====== Collected data ======

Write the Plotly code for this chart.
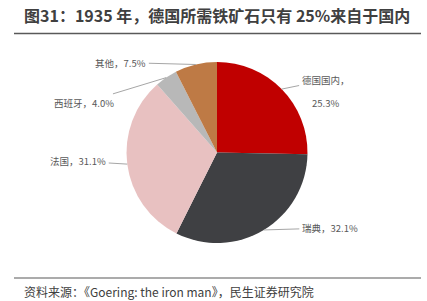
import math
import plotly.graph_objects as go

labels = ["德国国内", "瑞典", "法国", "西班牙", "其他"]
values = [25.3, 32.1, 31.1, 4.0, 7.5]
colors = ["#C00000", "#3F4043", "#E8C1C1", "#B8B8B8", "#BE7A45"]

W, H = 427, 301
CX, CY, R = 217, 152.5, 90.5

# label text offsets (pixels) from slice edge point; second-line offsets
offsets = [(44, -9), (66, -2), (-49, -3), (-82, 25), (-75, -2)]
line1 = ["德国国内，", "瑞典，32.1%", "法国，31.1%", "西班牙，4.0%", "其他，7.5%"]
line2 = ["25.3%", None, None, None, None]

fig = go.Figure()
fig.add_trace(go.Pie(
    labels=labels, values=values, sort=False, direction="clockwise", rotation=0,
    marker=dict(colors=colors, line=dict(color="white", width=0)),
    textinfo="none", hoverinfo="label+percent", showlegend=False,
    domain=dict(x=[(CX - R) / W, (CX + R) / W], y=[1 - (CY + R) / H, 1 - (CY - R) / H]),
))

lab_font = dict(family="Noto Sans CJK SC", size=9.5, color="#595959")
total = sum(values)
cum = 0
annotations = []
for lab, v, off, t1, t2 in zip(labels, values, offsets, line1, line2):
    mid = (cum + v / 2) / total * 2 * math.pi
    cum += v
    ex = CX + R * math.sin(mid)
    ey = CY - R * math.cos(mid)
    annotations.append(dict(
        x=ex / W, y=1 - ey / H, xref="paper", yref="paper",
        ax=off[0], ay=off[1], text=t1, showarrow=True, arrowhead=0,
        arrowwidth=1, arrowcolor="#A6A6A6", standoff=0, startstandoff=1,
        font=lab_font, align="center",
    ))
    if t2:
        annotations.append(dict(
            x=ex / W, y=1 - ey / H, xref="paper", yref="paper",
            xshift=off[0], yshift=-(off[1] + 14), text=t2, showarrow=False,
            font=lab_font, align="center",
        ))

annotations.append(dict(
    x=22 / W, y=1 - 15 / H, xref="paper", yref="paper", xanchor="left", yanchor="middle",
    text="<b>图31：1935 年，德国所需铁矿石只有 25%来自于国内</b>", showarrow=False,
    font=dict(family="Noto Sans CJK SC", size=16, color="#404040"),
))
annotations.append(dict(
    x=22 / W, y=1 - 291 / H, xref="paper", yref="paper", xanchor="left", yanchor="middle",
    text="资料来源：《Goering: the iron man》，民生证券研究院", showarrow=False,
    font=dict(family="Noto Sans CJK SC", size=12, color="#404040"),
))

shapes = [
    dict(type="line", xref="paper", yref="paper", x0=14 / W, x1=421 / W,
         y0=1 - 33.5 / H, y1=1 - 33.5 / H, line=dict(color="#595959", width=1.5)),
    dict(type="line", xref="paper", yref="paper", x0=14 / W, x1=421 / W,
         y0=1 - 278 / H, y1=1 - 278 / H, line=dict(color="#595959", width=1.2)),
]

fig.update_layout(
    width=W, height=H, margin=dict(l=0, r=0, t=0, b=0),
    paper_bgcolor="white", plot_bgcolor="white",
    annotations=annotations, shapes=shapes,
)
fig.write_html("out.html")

======

Exercise brief: Copy nothing but the lines from the top of the material through the line holding "CX, CY, R = 217, 152.5, 90.5", exactly as written; omit pictures.

Final result:
Write the Plotly code for this chart.
import math
import plotly.graph_objects as go

labels = ["德国国内", "瑞典", "法国", "西班牙", "其他"]
values = [25.3, 32.1, 31.1, 4.0, 7.5]
colors = ["#C00000", "#3F4043", "#E8C1C1", "#B8B8B8", "#BE7A45"]

W, H = 427, 301
CX, CY, R = 217, 152.5, 90.5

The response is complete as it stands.